Ah, but such is the cruel and harsh reality of the British justice system in 2009.






1 Comment
The difference between the framework of defining something like ‘theft’ (as there is indeed a critera based framework for such things as noted) and finding definate unarguable points to fit the critera (for the purposes of the prosecution) are two entirely unique things.
I did a basic framework study of law some years back (mostly at the level of principles and the basis of) when between jobs, and whilst i gained a huge insight that served me well when it came to interpretation of legal matters (not always as well as it should be mind, only human after all), it highlighted how much of a minefield it can be.
Theft, as you note, is one area where it’s almost as much of a minefield to create arguments and absolute points of fact at times to meet the criteria in an argument proof fashion as it is to argue a point of law regarding contracts.

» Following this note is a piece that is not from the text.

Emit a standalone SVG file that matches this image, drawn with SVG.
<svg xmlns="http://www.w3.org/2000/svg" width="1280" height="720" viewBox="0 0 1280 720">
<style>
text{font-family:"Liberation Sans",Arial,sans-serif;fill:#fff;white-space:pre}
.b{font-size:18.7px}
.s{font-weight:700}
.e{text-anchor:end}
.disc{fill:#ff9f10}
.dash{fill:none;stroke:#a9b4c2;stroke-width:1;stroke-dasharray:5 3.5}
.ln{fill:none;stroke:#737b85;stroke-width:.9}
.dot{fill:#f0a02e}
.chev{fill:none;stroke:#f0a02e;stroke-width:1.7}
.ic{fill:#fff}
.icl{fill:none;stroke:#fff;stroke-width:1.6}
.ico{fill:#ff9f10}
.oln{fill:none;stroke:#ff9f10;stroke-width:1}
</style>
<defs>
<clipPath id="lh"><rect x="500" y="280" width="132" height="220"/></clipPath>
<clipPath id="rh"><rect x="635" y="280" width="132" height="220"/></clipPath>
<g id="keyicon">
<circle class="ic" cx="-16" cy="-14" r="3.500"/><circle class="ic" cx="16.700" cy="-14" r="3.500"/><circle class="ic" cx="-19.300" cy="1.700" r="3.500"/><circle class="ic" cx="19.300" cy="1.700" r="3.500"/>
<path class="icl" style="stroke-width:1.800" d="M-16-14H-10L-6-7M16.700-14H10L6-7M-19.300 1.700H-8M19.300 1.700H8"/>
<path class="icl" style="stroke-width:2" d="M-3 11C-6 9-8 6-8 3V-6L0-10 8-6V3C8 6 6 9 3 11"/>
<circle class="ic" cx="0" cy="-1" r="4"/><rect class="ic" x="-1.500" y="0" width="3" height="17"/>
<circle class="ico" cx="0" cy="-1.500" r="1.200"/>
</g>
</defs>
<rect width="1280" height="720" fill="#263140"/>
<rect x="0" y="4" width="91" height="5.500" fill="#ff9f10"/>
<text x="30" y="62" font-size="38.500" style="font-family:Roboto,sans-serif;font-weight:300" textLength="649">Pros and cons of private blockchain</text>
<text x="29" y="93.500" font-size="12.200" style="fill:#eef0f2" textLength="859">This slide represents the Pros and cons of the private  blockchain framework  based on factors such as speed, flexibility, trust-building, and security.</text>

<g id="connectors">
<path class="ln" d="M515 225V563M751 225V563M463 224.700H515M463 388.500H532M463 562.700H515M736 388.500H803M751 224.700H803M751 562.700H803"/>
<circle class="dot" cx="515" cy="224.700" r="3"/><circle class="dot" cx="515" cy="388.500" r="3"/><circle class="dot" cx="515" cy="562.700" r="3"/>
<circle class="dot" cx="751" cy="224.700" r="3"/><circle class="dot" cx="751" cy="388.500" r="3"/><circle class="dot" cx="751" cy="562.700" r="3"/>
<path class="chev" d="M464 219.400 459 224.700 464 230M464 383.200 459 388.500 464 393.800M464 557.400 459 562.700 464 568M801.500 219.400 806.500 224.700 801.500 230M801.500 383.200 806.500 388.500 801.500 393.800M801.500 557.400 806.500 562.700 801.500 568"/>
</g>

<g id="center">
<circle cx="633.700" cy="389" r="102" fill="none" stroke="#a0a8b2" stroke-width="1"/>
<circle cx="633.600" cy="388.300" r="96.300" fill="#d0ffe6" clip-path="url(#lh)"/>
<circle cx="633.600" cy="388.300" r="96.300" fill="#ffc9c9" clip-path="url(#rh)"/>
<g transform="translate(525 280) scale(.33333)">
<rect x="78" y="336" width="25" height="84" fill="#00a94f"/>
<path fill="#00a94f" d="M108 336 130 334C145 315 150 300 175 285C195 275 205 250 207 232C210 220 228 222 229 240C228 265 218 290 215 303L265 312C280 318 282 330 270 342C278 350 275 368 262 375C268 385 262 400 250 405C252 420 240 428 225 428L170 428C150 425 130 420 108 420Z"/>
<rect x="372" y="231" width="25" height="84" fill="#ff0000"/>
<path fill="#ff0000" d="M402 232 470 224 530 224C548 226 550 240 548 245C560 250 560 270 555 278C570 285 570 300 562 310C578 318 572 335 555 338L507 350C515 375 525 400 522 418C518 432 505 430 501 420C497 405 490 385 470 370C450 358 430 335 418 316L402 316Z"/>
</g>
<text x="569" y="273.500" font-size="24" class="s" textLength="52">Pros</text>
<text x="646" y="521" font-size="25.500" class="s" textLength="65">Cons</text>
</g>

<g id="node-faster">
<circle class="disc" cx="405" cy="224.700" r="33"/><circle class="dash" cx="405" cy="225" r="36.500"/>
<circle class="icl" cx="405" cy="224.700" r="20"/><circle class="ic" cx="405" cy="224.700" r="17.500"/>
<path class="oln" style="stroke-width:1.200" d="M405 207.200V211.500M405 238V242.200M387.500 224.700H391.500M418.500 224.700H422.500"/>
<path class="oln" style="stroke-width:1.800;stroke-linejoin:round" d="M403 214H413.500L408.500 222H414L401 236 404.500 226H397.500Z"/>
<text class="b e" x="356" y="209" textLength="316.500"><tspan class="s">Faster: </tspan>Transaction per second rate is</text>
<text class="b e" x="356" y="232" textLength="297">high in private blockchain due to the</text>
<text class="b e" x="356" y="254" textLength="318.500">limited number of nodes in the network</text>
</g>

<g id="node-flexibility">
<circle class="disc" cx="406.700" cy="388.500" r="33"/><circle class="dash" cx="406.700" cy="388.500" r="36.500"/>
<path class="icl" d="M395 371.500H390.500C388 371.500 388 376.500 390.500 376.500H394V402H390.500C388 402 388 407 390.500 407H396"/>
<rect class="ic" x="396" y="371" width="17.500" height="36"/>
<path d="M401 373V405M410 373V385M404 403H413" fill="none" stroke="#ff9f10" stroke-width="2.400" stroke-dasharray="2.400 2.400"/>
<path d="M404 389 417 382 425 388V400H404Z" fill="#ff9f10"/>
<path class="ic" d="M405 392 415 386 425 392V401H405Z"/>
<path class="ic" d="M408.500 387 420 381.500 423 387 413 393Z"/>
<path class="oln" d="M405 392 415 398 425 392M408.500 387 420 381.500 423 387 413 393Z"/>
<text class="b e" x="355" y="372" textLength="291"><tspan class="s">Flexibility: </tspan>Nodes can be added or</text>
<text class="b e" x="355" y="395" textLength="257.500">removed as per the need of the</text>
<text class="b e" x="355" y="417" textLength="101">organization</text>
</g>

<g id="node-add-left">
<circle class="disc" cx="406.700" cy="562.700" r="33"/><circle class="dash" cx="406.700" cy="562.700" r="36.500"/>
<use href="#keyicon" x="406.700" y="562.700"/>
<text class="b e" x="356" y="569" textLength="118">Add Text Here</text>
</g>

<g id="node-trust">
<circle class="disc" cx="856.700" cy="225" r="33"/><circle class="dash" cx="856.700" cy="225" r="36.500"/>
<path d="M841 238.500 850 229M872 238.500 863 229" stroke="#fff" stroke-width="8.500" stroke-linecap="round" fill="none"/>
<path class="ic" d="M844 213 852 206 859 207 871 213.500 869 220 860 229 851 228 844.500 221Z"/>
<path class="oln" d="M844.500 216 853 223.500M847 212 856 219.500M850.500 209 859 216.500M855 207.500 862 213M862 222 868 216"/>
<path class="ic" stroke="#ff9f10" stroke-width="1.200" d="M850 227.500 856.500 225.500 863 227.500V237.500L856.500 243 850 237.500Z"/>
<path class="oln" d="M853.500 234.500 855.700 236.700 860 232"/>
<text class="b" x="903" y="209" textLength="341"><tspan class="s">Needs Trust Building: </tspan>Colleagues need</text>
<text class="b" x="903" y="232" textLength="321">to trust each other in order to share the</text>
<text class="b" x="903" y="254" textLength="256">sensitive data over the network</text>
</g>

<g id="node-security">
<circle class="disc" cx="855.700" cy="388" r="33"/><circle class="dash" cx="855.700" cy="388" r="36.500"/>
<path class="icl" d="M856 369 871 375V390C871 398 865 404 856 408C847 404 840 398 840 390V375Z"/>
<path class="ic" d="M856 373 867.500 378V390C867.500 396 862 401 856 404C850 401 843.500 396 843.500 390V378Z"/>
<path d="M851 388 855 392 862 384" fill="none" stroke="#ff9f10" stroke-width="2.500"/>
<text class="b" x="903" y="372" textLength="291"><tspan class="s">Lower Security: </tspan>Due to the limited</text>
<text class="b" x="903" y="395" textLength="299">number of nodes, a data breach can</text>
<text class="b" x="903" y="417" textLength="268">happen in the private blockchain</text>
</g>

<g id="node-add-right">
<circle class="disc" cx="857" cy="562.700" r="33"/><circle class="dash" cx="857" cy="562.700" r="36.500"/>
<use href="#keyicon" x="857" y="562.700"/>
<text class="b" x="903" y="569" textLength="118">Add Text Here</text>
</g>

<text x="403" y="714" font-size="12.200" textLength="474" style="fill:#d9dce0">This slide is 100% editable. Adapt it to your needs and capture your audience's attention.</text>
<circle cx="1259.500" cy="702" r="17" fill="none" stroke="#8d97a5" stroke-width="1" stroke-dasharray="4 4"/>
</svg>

The bit i hated, really, was the realisation that it’s hardly ever a case of establishing, presenting and ‘fighting’ on a level of right vs wrong in the case of the defense under law. The fight, really, is the bit where you spent inordinate amounts of time trying to bulletproof your case against intentional and very determined attempt to downplay what you present and discredit it.
And a lot of the fight, from both parties and their representation, is just that really, discrediting and undermining the other’s presentation of fact (not always so clear cut, sometimes the ‘facts’ are just convenient but usable factors that add weight and strength).

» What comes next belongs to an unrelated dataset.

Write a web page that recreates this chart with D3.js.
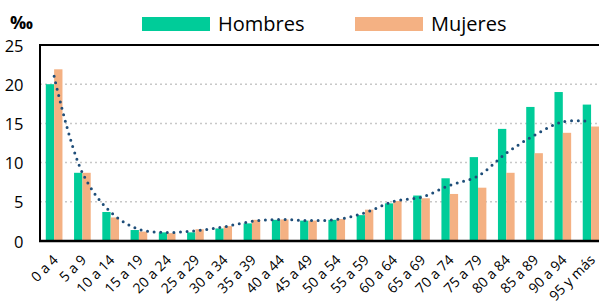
<!DOCTYPE html>
<html>
<head>
<meta charset="utf-8">
<script src="https://cdn.jsdelivr.net/npm/d3@7"></script>
<style>
  body { margin: 0; background: #fff; }
  text { font-family: "Open Sans", sans-serif; fill: #000; }
</style>
</head>
<body>
<div id="vis"></div>
<script>
// data (‰)
const grupos = ["0 a 4", "5 a 9", "10 a 14", "15 a 19", "20 a 24", "25 a 29", "30 a 34", "35 a 39",
    "40 a 44", "45 a 49", "50 a 54", "55 a 59", "60 a 64", "65 a 69", "70 a 74", "75 a 79",
    "80 a 84", "85 a 89", "90 a 94", "95 y más"];
const hombres = [20.0, 8.7, 3.7, 1.4, 1.1, 1.1, 1.6, 2.25, 2.7, 2.6, 2.7, 3.3, 4.8, 5.8, 8.0, 10.7, 14.3, 17.1, 19.0, 17.4];
const mujeres = [21.9, 8.7, 3.0, 1.2, 1.0, 1.5, 1.9, 2.7, 2.75, 2.6, 2.8, 4.0, 5.1, 5.45, 6.0, 6.8, 8.7, 11.2, 13.8, 14.6];
const tendencia = [21.0, 8.7, 3.7, 1.5, 1.1, 1.3, 1.8, 2.5, 2.75, 2.6, 2.75, 3.6, 5.05, 5.6, 7.1, 8.3, 11.2, 13.5, 15.2, 15.3];
const yTicks = [0, 5, 10, 15, 20, 25];
const series = ["Hombres", "Mujeres"];

const width = 599, height = 305;
const plotLeft = 40, plotTop = 45, plotBottom = 241;
const colors = { Hombres: "#00cc99", Mujeres: "#f4b183" };

const svg = d3.select("#vis")
    .append("svg")
    .attr("width", width)
    .attr("height", height);

const x = d3.scaleBand()
    .domain(grupos)
    .range([plotLeft, plotLeft + 20 * 28.26])
    .paddingInner(0.41)
    .paddingOuter(0.205);

const xSub = d3.scaleBand()
    .domain(series)
    .range([0, x.bandwidth()]);

const y = d3.scaleLinear()
    .domain([0, 25])
    .range([plotBottom, plotTop]);

// gridlines
svg.append("g")
    .selectAll("line")
    .data(yTicks.filter(d => d > 0 && d < 25))
    .enter()
    .append("line")
    .attr("x1", plotLeft)
    .attr("x2", width)
    .attr("y1", d => y(d))
    .attr("y2", d => y(d))
    .style("stroke", "#c8c8c8")
    .style("stroke-width", 1.5)
    .style("stroke-dasharray", "2,3");

// bars
const groups = svg.append("g")
    .selectAll("g")
    .data(grupos)
    .enter()
    .append("g")
    .attr("transform", d => `translate(${x(d)},0)`);

groups.append("rect")
    .attr("x", xSub("Hombres"))
    .attr("width", xSub.bandwidth())
    .attr("y", (d, i) => y(hombres[i]))
    .attr("height", (d, i) => plotBottom - y(hombres[i]))
    .attr("fill", colors.Hombres);

groups.append("rect")
    .attr("x", xSub("Mujeres"))
    .attr("width", xSub.bandwidth())
    .attr("y", (d, i) => y(mujeres[i]))
    .attr("height", (d, i) => plotBottom - y(mujeres[i]))
    .attr("fill", colors.Mujeres);

// trend line (dotted)
const line = d3.line()
    .x((d, i) => x(grupos[i]) + x.bandwidth() / 2 - (i === grupos.length - 1 ? 6 : 0))
    .y(d => y(d))
    .curve(d3.curveCatmullRom);

svg.append("path")
    .datum(tendencia)
    .attr("d", line)
    .attr("fill", "none")
    .style("stroke", "#1f4e79")
    .style("stroke-width", 3)
    .style("stroke-linecap", "round")
    .style("stroke-dasharray", "0,6.6");

// frame: top, left, bottom
svg.append("line")
    .attr("x1", plotLeft).attr("x2", width)
    .attr("y1", plotTop).attr("y2", plotTop)
    .style("stroke", "#000").style("stroke-width", 2);

svg.append("line")
    .attr("x1", plotLeft).attr("x2", plotLeft)
    .attr("y1", plotTop - 1).attr("y2", plotBottom + 1)
    .style("stroke", "#000").style("stroke-width", 2);

svg.append("line")
    .attr("x1", plotLeft - 1).attr("x2", width)
    .attr("y1", plotBottom).attr("y2", plotBottom)
    .style("stroke", "#000").style("stroke-width", 2.5);

// y labels
svg.append("g")
    .selectAll("text")
    .data(yTicks)
    .enter()
    .append("text")
    .attr("x", 23.5)
    .attr("y", d => y(d))
    .attr("text-anchor", "end")
    .attr("dominant-baseline", "central")
    .style("font-size", "16.5px")
    .text(d => d);

svg.append("text")
    .attr("x", 10)
    .attr("y", 29)
    .style("font-size", "18px")
    .style("font-weight", "bold")
    .text("‰");

// x labels
svg.append("g")
    .selectAll("text")
    .data(grupos)
    .enter()
    .append("text")
    .attr("transform", d => `translate(${x(d) + x.bandwidth() / 2 + 1},${plotBottom + 16}) rotate(-45)`)
    .attr("text-anchor", "end")
    .attr("dominant-baseline", "central")
    .style("font-size", "14px")
    .text(d => d);

// legend
const legend = svg.append("g");
const legendX = { Hombres: 142, Mujeres: 355 };

series.forEach(s => {
    legend.append("rect")
        .attr("x", legendX[s])
        .attr("y", 17)
        .attr("width", 68)
        .attr("height", 14)
        .attr("fill", colors[s]);

    legend.append("text")
        .attr("x", legendX[s] + 76)
        .attr("y", 30.5)
        .style("font-size", "20px")
        .text(s);
});
</script>
</body>
</html>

And it’s hardly suprising i guess, and tend to agree is unfortunate, that often the outcome (even when sucessful) for those who’s rights are being defended, find the guilty being almost just wrist-slapped.
True, some of us will expect there to be absolution in the sense that maximum sentence of nothing is the only way to go – the difference being, some of us are realistic enough to realise that the whole distance will rapid use up resources that prevent the really worst of society’s criminals being able to actually serve full maximum sentences.
Really there is no right or wrong answer to solving such things.
But if there is one change that could benefit legal process no end, i think, is to reduce the ‘background circumstance’ and ‘psychological’ shelters that seem to moderate sentencing.
I personally have no tolerence for a thief who steals from another, and zero tolerance for them getting a leniency on their sentence due to ‘deprived background robbing them of a sense of right and wrong due to having to survive’ and the implied moral sense of tolerence we are supposed to have to show humanity and sense that if you have not been brought up with a sense of right and wrong, then you are excused for life because of that lacking element of your evolution as a person.
The action was the same, regardless of what society’s busybody protection self-interest groups try to do to finely tune and downgrade the action when it comes to speaking on behalf of the accused.
As for the ‘psychological shelter’, the one that allows (in a similar line to ‘deprived background’) a person who cold-bloodedly kills someone (with competent intent, or with driven non-personal intent) to somehow be almost forgiven as far as being given the hard lesson that you can’t go doing such things.
I don’t consider that a psychological factor such as multiple-personality disorders and suchlike actually change the fact of what’s happened, the victim is just as dead and cold regardless. Yet we see, as part of the defense, lots of focus being put on relatively intangible factors that are deliberately fed into the proceedings to gain sympathy and defocus the rational thinking that ways up the act vs the reasonable tolerence of what will ultimately be right for the better of society.
Tolerence and consideration of what and why, is necessary, but it shouldn’t ever downgrade what is very clearly an inexcusable act of a person vs another person at the cost of the victims’s life.
Then again, maybe the thinking behind these views is partly why i found law to be at odds with my outlook – and i say that as a law abiding person who does everything in my ability and means to abide.